On the surface, Labor’s CGT and negative gearing reforms advantage  Wilson’s funds management business and the 130,000 people who pay him to keep the dividends coming, but as the AFR reported ($), the key to Wilson’s success is marketing.

Wilson’s high wealth – he collects race horses and seems to compete with Gina Rinehart to own the most oceanfront properties in Sunshine Beach comes from his ownership of Wilson Asset Management, managing $6B that is mostly locked into nine listed investment companies (LICs) that pay the manager 1 to 1.25% a year and sometimes a bit more.

The lure of LICs

The selling point for those LICs, aside from Wilson’s relentless marketing, is the LICs’ grossed-up dividends – the extra pre-tax value franking adds to company dividends, especially valuable when the shareholder pays little or no tax.

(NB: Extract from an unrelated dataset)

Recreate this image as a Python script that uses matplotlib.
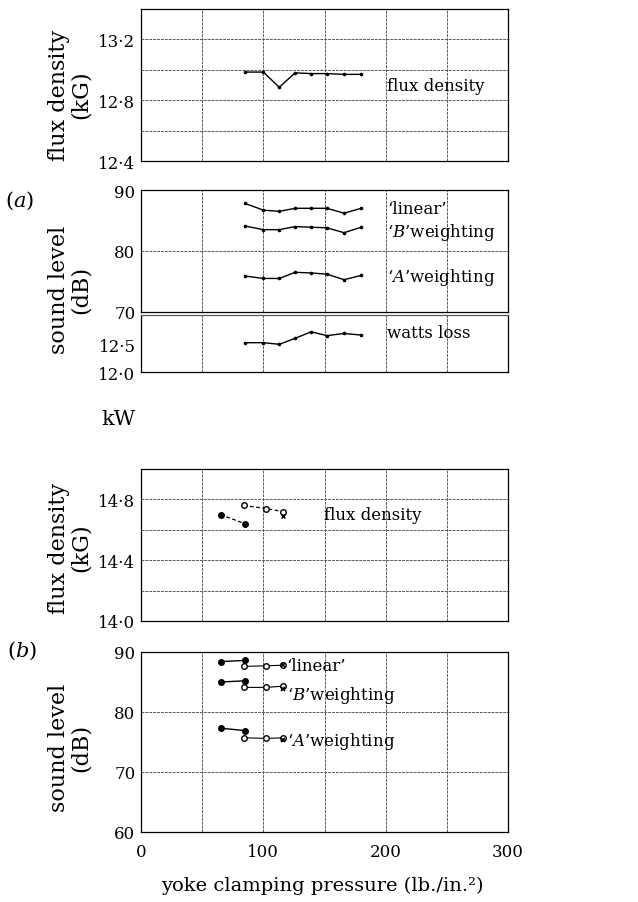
import matplotlib
matplotlib.use("Agg")
import matplotlib.pyplot as plt

plt.rcParams['font.family'] = ['DejaVu Serif']
plt.rcParams['mathtext.fontset'] = 'dejavuserif'

# (a) clamping pressure points, lb./in.^2
press_a = [85, 100, 113, 126, 139, 152, 166, 180]
flux_a = [12.985, 12.985, 12.885, 12.98, 12.975, 12.975, 12.97, 12.97]
linear_a = [87.8, 86.7, 86.5, 87.0, 87.0, 87.0, 86.2, 87.0]
bweight_a = [84.1, 83.5, 83.5, 84.0, 83.9, 83.8, 83.0, 83.9]
aweight_a = [75.9, 75.5, 75.5, 76.5, 76.4, 76.2, 75.3, 76.0]
watts_a = [12.54, 12.54, 12.51, 12.62, 12.74, 12.67, 12.71, 12.68]

# (b) before (filled) and after (open) re-clamping
press_b1 = [65, 85]
press_b2 = [84, 102, 116]
flux_b1 = [14.70, 14.64]
flux_b2 = [14.76, 14.74, 14.72]
flux_b_cross = 14.69
linear_b1 = [88.4, 88.6]
linear_b2 = [87.6, 87.7, 87.8]
linear_b_cross = 87.8
bweight_b1 = [85.0, 85.2]
bweight_b2 = [84.1, 84.1, 84.3]
bweight_b_cross = 83.9
aweight_b1 = [77.3, 76.9]
aweight_b2 = [75.7, 75.6, 75.7]
aweight_b_cross = 75.4

W, H = 638, 903
fig = plt.figure(figsize=(W / 100, H / 100), dpi=100)


def box(top, bottom, left=141, right=508):
    return [left / W, 1 - bottom / H, (right - left) / W, (bottom - top) / H]


def setup(ax, ylim, yticks, ylabels, xlabels=False):
    ax.set_xlim(0, 300)
    ax.set_ylim(*ylim)
    ax.set_xticks([0, 50, 100, 150, 200, 250, 300])
    ax.set_yticks(yticks)
    ax.set_yticklabels(ylabels)
    if xlabels:
        ax.set_xticklabels(['0', '', '100', '', '200', '', '300'])
    else:
        ax.set_xticklabels([])
    ax.tick_params(length=0, labelsize=12, pad=4)
    ax.tick_params(axis='x', pad=8)
    ax.grid(True, color='0.35', linewidth=0.7, linestyle=(0, (3, 1)))
    for s in ax.spines.values():
        s.set_linewidth(0.9)


line_kw = dict(color='black', linewidth=1.0, marker='o', markersize=1.6)

# (a) flux density
ax1 = fig.add_axes(box(10, 162))
setup(ax1, (12.4, 13.4), [12.4, 12.6, 12.8, 13.0, 13.2],
      ['12·4', '', '12·8', '', '13·2'])
ax1.plot(press_a, flux_a, **line_kw)
ax1.text(201, 12.9, 'flux density', fontsize=12, va='center')

# (a) sound level
ax2 = fig.add_axes(box(191, 313))
setup(ax2, (70, 90), [70, 80, 90], ['70', '80', '90'])
ax2.plot(press_a, linear_a, **line_kw)
ax2.plot(press_a, bweight_a, **line_kw)
ax2.plot(press_a, aweight_a, **line_kw)
ax2.text(201, 87.0, '‘linear’', fontsize=12, va='center')
ax2.text(201, 83.2, '‘$B$’weighting', fontsize=12, va='center')
ax2.text(201, 75.8, '‘$A$’weighting', fontsize=12, va='center')

# (a) watts loss
ax3 = fig.add_axes(box(316, 373))
setup(ax3, (12.0, 13.05), [12.0, 12.5], ['12·0', '12·5'])
ax3.grid(False, axis='y')
ax3.spines['top'].set_linestyle((0, (3, 1)))
ax3.spines['top'].set_color('0.35')
ax3.plot(press_a, watts_a, **line_kw)
ax3.text(201, 12.72, 'watts loss', fontsize=12, va='center')

# (b) flux density
ax4 = fig.add_axes(box(470, 622))
setup(ax4, (14.0, 15.0), [14.0, 14.2, 14.4, 14.6, 14.8],
      ['14·0', '', '14·4', '', '14·8'])
ax4.plot(press_b1, flux_b1, color='black', linewidth=0.9, linestyle=(0, (3, 2)),
         marker='o', markersize=4)
ax4.plot(press_b2, flux_b2, color='black', linewidth=0.9, linestyle=(0, (3, 2)),
         marker='o', markersize=4, markerfacecolor='white')
ax4.plot(press_b2[-1], flux_b_cross, marker='x', color='black', markersize=3.5)
ax4.text(150, 14.70, 'flux density', fontsize=12, va='center')

# (b) sound level
ax5 = fig.add_axes(box(653, 833))
setup(ax5, (60, 90), [60, 70, 80, 90], ['60', '70', '80', '90'], xlabels=True)
for y1, y2, yc in [(linear_b1, linear_b2, linear_b_cross),
                   (bweight_b1, bweight_b2, bweight_b_cross),
                   (aweight_b1, aweight_b2, aweight_b_cross)]:
    ax5.plot(press_b1, y1, color='black', linewidth=1.0, marker='o', markersize=4)
    ax5.plot(press_b2, y2, color='black', linewidth=0.8, marker='o', markersize=4,
             markerfacecolor='white')
    ax5.plot(press_b2[-1], yc, marker='x', color='black', markersize=3.5,
             markeredgewidth=1.2)
ax5.text(119, 87.7, '‘linear’', fontsize=12, va='center')
ax5.text(119, 83.0, '‘$B$’weighting', fontsize=12, va='center')
ax5.text(119, 75.3, '‘$A$’weighting', fontsize=12, va='center')

# y-axis titles and panel letters
for yc, txt in [(95, 'flux density\n(kG)'), (290, 'sound level\n(dB)'),
                (548, 'flux density\n(kG)'), (748, 'sound level\n(dB)')]:
    fig.text(70 / W, 1 - yc / H, txt, rotation=90, ha='center', va='center',
             fontsize=16, multialignment='center', linespacing=1.0)
fig.text(20 / W, 1 - 201 / H, '($a$)', fontsize=15, ha='center', va='center')
fig.text(22 / W, 1 - 651 / H, '($b$)', fontsize=15, ha='center', va='center')
fig.text(118 / W, 1 - 420 / H, 'kW', fontsize=15, ha='center', va='center')
fig.text(322 / W, 1 - 886 / H, 'yoke clamping pressure (lb./in.²)',
         fontsize=14, ha='center', va='center')

fig.savefig('out.png', dpi=100)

For example, the April monthly reports of Wilson’s two biggest LICs, WAM Leaders (WLE) and WAM Capital (WAM), both worth $1.8B, claimed annualised interim dividend yields of 7.2 and 9% respectively. Nice.

Gross up those dividends with franking credits, and the pre-tax yields are  10.3 and 11.3% for Australians. Also very nice.

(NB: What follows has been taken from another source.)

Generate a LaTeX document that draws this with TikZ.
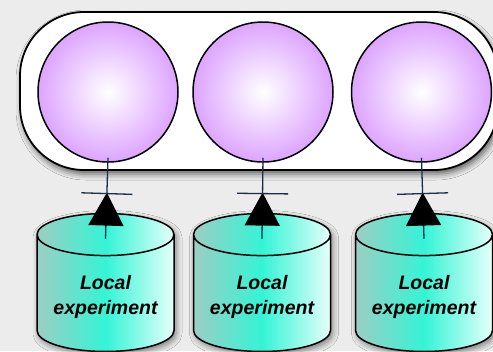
\documentclass[tikz,border=0pt]{standalone}
\usepackage{fontspec}
\setsansfont{Liberation Sans}
\usepackage{tikz}
\usetikzlibrary{shapes.geometric,positioning,arrows.meta,decorations.markings,shadows.blur}

\definecolor{orb}{HTML}{DDA4FF}
\definecolor{tealdark}{HTML}{9CCEC3}
\definecolor{tealmid}{HTML}{34F4D6}
\definecolor{teallight}{HTML}{E6FFFB}
\definecolor{wire}{HTML}{1B2B4B}
\definecolor{paper}{HTML}{ECECEC}

\begin{document}
\begin{tikzpicture}[x=1pt, y=1pt,
		cluster/.style = {draw, line width=1.8pt, fill=white, rounded corners=64pt, minimum width=478pt, minimum height=158pt,
			blur shadow={shadow xshift=2pt, shadow yshift=-4pt, shadow blur radius=6pt, shadow opacity=60}},
		site/.style    = {circle, draw, line width=1.5pt, inner color=white, outer color=orb, minimum size=140pt},
		store/.style   = {cylinder, shape border rotate=90, aspect=0.38, draw, line width=1.5pt,
			minimum width=137pt, minimum height=138pt, left color=tealdark, right color=teallight, middle color=tealmid,
			align=center, font=\sffamily\bfseries\itshape\fontsize{19.5}{25}\selectfont,
			blur shadow={shadow xshift=2pt, shadow yshift=-3pt, shadow blur radius=6pt, shadow opacity=50}},
		feed/.style    = {draw=wire, line width=1.3pt, postaction={decorate},
			decoration={markings, mark=at position 0.57 with {
				\arrow[black]{Triangle[width=35pt, length=33pt]};
				\draw[wire, line width=1.3pt] (-1,-25.5) -- (-1,25.5);}}}]
		
		% page and its frame
		\useasboundingbox (0,0) rectangle (493,-351);
		\clip (0,0) rectangle (493,-351);
		\fill[paper] (0,0) rectangle (493,-351);
		
		% the pool holding the three sites
		\node[cluster] (pool) at (259,-91) {};
		\node[site] (s1) at (108,-92) {};
		\node[site] (s2) at (263,-92) {};
		\node[site] (s3) at (421.5,-92) {};
		
		% local stores, below their sites
		\node[store, below=50pt of s1.south, xshift=-2.5pt] (c1) {Local\\experiment};
		\node[store, below=50pt of s2.south, xshift=-1pt] (c2) {Local\\experiment};
		\node[store, below=50pt of s3.south, xshift=2.5pt] (c3) {Local\\experiment};
		
		% feeds from every store up to its site
		\foreach \value in {1,2,3}
		\draw[feed] ([yshift=-26pt]c\value.top) -- ([yshift=5pt]s\value.south);
		
	\end{tikzpicture}
\end{document}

For shares held in a superfund in “pension phase” that pays no tax, the yields are very, very nice indeed – they’re tax-free.

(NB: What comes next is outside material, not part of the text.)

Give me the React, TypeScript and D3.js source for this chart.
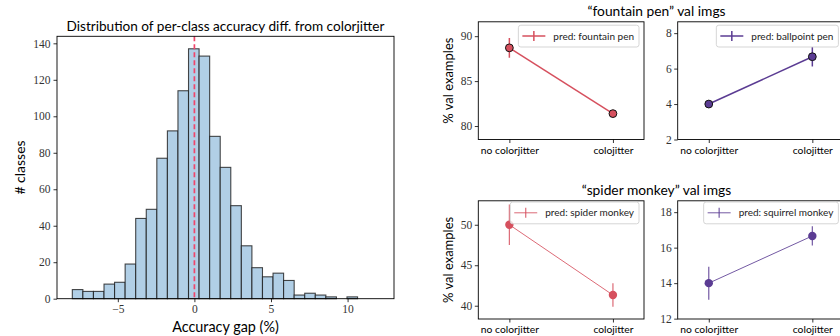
import React, { useRef, useEffect } from 'react';
import * as d3 from 'd3';

// histogram of per-class accuracy gaps (29 equal bins)
const binLo = -7.97;
const binHi = 12.03;
const counts = [5, 4, 4, 8, 9, 19, 44, 49, 77, 92, 114, 137, 133, 89, 72, 51, 29, 17, 12, 14, 10, 2, 3, 2, 1, 0, 1, 0, 0];
const histXTicks = [-5, 0, 5, 10];
const histYTicks = [0, 20, 40, 60, 80, 100, 120, 140];

// small panels
const conditions = ['no colorjitter', 'colojitter'];
const rowTitles = ['\u201Cfountain pen\u201D val imgs', '\u201Cspider monkey\u201D val imgs'];
const predLabels = ['pred: fountain pen', 'pred: ballpoint pen', 'pred: spider monkey', 'pred: squirrel monkey'];
const predMeans = [[88.7, 81.38], [4.0, 6.67], [50.0, 41.32], [14.0, 16.66]];
const predErrs = [[1.1, 0.3], [0.2, 0.55], [2.5, 1.45], [0.93, 0.54]];
const panelYLims = [[78.5, 91.6], [2, 8.64], [38.36, 52.96], [11.98, 18.64]];
const panelYTicks = [[80, 85, 90], [2, 4, 6, 8], [40, 45, 50], [12, 14, 16, 18]];

const seriesColors = ['#d6505e', '#5b3c93', '#d6505e', '#5b3c93'];

const SANS = 'Lato, sans-serif';
const SERIF = '"Liberation Serif", serif';

const HIST = { left: 57, right: 394, top: 36.3, bottom: 298.7 };
const COLS = [[478.3, 644], [677.7, 843.4]];
const ROWS = [[21.8, 139.5], [200.8, 319]];

const styleAxis = (g: any, font: string, size: number) => {
  g.select('.domain').remove();
  g.selectAll('.tick line').attr('stroke', '#000').attr('stroke-width', 0.8);
  g.selectAll('.tick text').attr('fill', '#333').style('font-family', font).style('font-size', size + 'px');
};

const App: React.FC = () => {
  const ref = useRef<SVGSVGElement>(null);

  useEffect(() => {
    if (!ref.current) return;
    const svg = d3.select(ref.current);
    svg.selectAll('*').remove();

    // ---------- histogram ----------
    const span = binHi - binLo;
    const x = d3.scaleLinear().domain([binLo - 0.05 * span, binHi + 0.05 * span]).range([HIST.left, HIST.right]);
    const y = d3.scaleLinear().domain([0, (d3.max(counts) as number) * 1.05]).range([HIST.bottom, HIST.top]);
    const bw = span / counts.length;
    const h = svg.append('g');

    h.selectAll('rect.bar')
      .data(counts)
      .join('rect')
      .attr('class', 'bar')
      .attr('x', (d: number, i: number) => x(binLo + i * bw))
      .attr('width', x(binLo + bw) - x(binLo))
      .attr('y', (d: number) => y(d))
      .attr('height', (d: number) => y(0) - y(d))
      .attr('fill', '#b1cfe6')
      .attr('stroke', '#1a1a1a')
      .attr('stroke-opacity', 0.8)
      .attr('stroke-width', 1.1);

    h.append('line')
      .attr('x1', x(0)).attr('x2', x(0))
      .attr('y1', HIST.top).attr('y2', HIST.bottom)
      .attr('stroke', '#f0456b')
      .attr('stroke-width', 1.7)
      .attr('stroke-dasharray', '5,3');

    h.append('rect')
      .attr('x', HIST.left).attr('y', HIST.top)
      .attr('width', HIST.right - HIST.left).attr('height', HIST.bottom - HIST.top)
      .attr('fill', 'none').attr('stroke', '#000').attr('stroke-width', 0.9);

    h.append('g')
      .attr('transform', `translate(0,${HIST.bottom})`)
      .call(d3.axisBottom(x).tickValues(histXTicks).tickSize(3.5).tickPadding(3))
      .call((g: any) => styleAxis(g, SERIF, 11.5));
    h.append('g')
      .attr('transform', `translate(${HIST.left},0)`)
      .call(d3.axisLeft(y).tickValues(histYTicks).tickSize(3.5).tickPadding(3))
      .call((g: any) => styleAxis(g, SERIF, 11.5));

    h.append('text')
      .attr('x', (HIST.left + HIST.right) / 2).attr('y', 30.5)
      .attr('text-anchor', 'middle')
      .style('font-family', SANS).style('font-size', '13.6px')
      .text('Distribution of per-class accuracy diff. from colorjitter');
    h.append('text')
      .attr('x', (HIST.left + HIST.right) / 2).attr('y', 332)
      .attr('text-anchor', 'middle')
      .style('font-family', SANS).style('font-size', '14.4px')
      .text('Accuracy gap (%)');
    h.append('text')
      .attr('transform', `translate(25,${(HIST.top + HIST.bottom) / 2}) rotate(-90)`)
      .attr('text-anchor', 'middle')
      .style('font-family', SANS).style('font-size', '14px')
      .text('# classes');

    // ---------- small panels ----------
    predMeans.forEach((means, i) => {
      const row = Math.floor(i / 2);
      const col = i % 2;
      const [left, right] = COLS[col];
      const [top, bottom] = ROWS[row];
      const color = seriesColors[i];
      const heavy = row === 0;
      const px = d3.scalePoint().domain(conditions).range([left, right]).padding(0.3);
      const py = d3.scaleLinear().domain(panelYLims[i]).range([bottom, top]);
      const p = svg.append('g');

      const line = d3.line<number>()
        .x((d: number, j: number) => px(conditions[j]) as number)
        .y((d: number) => py(d));

      p.append('path')
        .datum(means)
        .attr('d', line)
        .attr('fill', 'none')
        .attr('stroke', color)
        .attr('stroke-opacity', heavy ? 1 : 0.85)
        .attr('stroke-width', heavy ? 1.5 : 1);

      p.selectAll('line.err')
        .data(means)
        .join('line')
        .attr('class', 'err')
        .attr('x1', (d: number, j: number) => px(conditions[j]) as number)
        .attr('x2', (d: number, j: number) => px(conditions[j]) as number)
        .attr('y1', (d: number, j: number) => py(d + predErrs[i][j]))
        .attr('y2', (d: number, j: number) => py(d - predErrs[i][j]))
        .attr('stroke', color)
        .attr('stroke-opacity', heavy ? 1 : 0.85)
        .attr('stroke-width', heavy ? 1.5 : 1.2);

      p.selectAll('circle')
        .data(means)
        .join('circle')
        .attr('cx', (d: number, j: number) => px(conditions[j]) as number)
        .attr('cy', (d: number) => py(d))
        .attr('r', heavy ? 3.9 : 4.2)
        .attr('fill', color)
        .attr('stroke', heavy ? '#111' : 'none')
        .attr('stroke-width', 1);

      p.append('rect')
        .attr('x', left).attr('y', top)
        .attr('width', right - left).attr('height', bottom - top)
        .attr('fill', 'none').attr('stroke', '#000').attr('stroke-width', 0.9);

      p.append('g')
        .attr('transform', `translate(0,${bottom})`)
        .call(d3.axisBottom(px).tickSize(3.5).tickPadding(3.5))
        .call((g: any) => styleAxis(g, SANS, 10.3));
      p.selectAll('g .tick text').attr('fill', '#000');
      p.append('g')
        .attr('transform', `translate(${left},0)`)
        .call(d3.axisLeft(py).tickValues(panelYTicks[i]).tickSize(3.5).tickPadding(2.5).tickFormat(d3.format('d')))
        .call((g: any) => styleAxis(g, SERIF, 11.5));

      // legend
      const lg = p.append('g');
      const boxTop = top + (heavy ? 3.4 : 1.2);
      const txt = lg.append('text')
        .style('font-family', SANS).style('font-size', '10px')
        .attr('fill', '#222')
        .text(predLabels[i]);
      const tw = (txt.node() as SVGTextElement).getComputedTextLength();
      const boxW = 35 + tw + 5;
      const boxLeft = right - 5 - boxW;
      const midY = boxTop + 10.8;
      lg.insert('rect', 'text')
        .attr('x', boxLeft).attr('y', boxTop)
        .attr('width', boxW).attr('height', 21.8)
        .attr('rx', 2.5)
        .attr('fill', '#fff').attr('fill-opacity', 0.8)
        .attr('stroke', '#d0d0d0').attr('stroke-width', 0.9);
      txt.attr('x', boxLeft + 35).attr('y', midY + 3.5);
      lg.append('line')
        .attr('x1', boxLeft + 4).attr('x2', boxLeft + 27)
        .attr('y1', midY).attr('y2', midY)
        .attr('stroke', color).attr('stroke-opacity', heavy ? 1 : 0.85)
        .attr('stroke-width', heavy ? 1.5 : 1);
      lg.append('line')
        .attr('x1', boxLeft + 15.5).attr('x2', boxLeft + 15.5)
        .attr('y1', midY - 5).attr('y2', midY + 5)
        .attr('stroke', color).attr('stroke-opacity', heavy ? 1 : 0.85)
        .attr('stroke-width', heavy ? 1.5 : 1.2);

      if (col === 0) {
        p.append('text')
          .attr('transform', `translate(453,${(top + bottom) / 2}) rotate(-90)`)
          .attr('text-anchor', 'middle')
          .style('font-family', SANS).style('font-size', '13px')
          .text('% val examples');
        p.append('text')
          .attr('x', 656.5).attr('y', top - 5.5)
          .attr('text-anchor', 'middle')
          .style('font-family', SANS).style('font-size', '13.8px')
          .text(rowTitles[row]);
      }
    });
  }, []);

  return (
    <svg
      ref={ref}
      width={840}
      height={336}
      style={{ position: 'absolute', left: 0, top: 0, background: '#fff' }}
    />
  );
};

export default App;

Franking credits were supposed to be about removing “double taxation” – shareholders get a credit for the tax paid by the company. The inherent fallacy in this is the idea that the shareholders are the company. They are not. The limited companies that populate the stock exchange are totally separate legal entities, which shareholders are very glad about when a company is sued or goes broke owing millions.

Nonetheless, the industry that has grown up to exploit franking has resulted in no or little tax being paid on a company’s profits when the shareholder pays no or little tax, as is the case in superfunds. Instead, the tax office pays the shareholder the tax the company had paid. The SMSF Army commanded by General Wilson rules.

The Wilson LIC model concentrates on maintaining those regular dividends, smoothing payouts via retained profits and capital management.

And all that is untouched by Labor’s changes. If anything, investing in equities, LICs or otherwise, has been made more attractive by comparison with Australia’s other darling, established residential real estate. Heck, you can even continue to negatively gear your equity investments if you like.

CGT changes

Come the new CGT rules, there could, in theory, be a little more tax paid by individuals buying Wilson LICs should they subsequently sell them at a profit with a capital gain beyond inflation.

But that’s not really the Wilson thing. Using 10 years as a fair measure of performance (and five years for one that has only been around that long), shares in only two of the eight Wilson LICs are worth more today than they were a decade ago and by only by a fraction of the overall market’s gain. The ninth LIC is only a year old and is up 5 per cent.

So, on the track record, Wilson investors have little to fear from the proposed CGT change.

For Wilson Asset Management, though, running another “looking after investors” political campaign is a wonderful marketing opportunity.

Click on the Wilson websites, and you’ll be invited to “protect Australian aspiration and sign the petition against the government’s changes to capital gains tax”. There’s the obligatory AFR opinion piece ($) and ready quotes for the usual media suspects, plus Geoff Wilson’s enthusiasm for Twitter, as it used to be called.

Marketing the Wilson brand counts because the way funds under management are grown – and with them those locked-in fees – when their share price isn’t rising is by starting new LICs, issuing extra shares and dividend reinvestment options. That’s how Geoff Wilson can get even richer.

As the AFR reported ($)in its 2026 Rich List edition:

“In building Wilson Asset Management, he targeted wealthy individuals rather than superannuation funds and other institutions, and put them in closed-end listed investment companies (rather than pooled managed funds). He then marketed the hell out of the listed vehicles. Wilson started big investor roadshows two decades ago, booking out hotel rooms. Initially, only about seven or eight investors would turn up.

“These days, he attracts crowds of 500 at his events in Brisbane and Sydney. He is even taking his investment team and their stock tips on regional roadshows to Newcastle, Gold Coast, Toowoomba and Noosa.

“He also uses the media relentlessly, sending his stock pickers to Toastmasters to hone presenting and interviewing skills. His corporate affairs team monitors media mentions, social media posts, website traffic and click-through rates on their own email campaigns closely.”

After the 2019 success attacking franking credits reform, a CGT campaign now is a marketing gift for Wilson, publicity he doesn’t have to buy. There’s no end of aspiration – he told the AFR he wants to work into his 80s.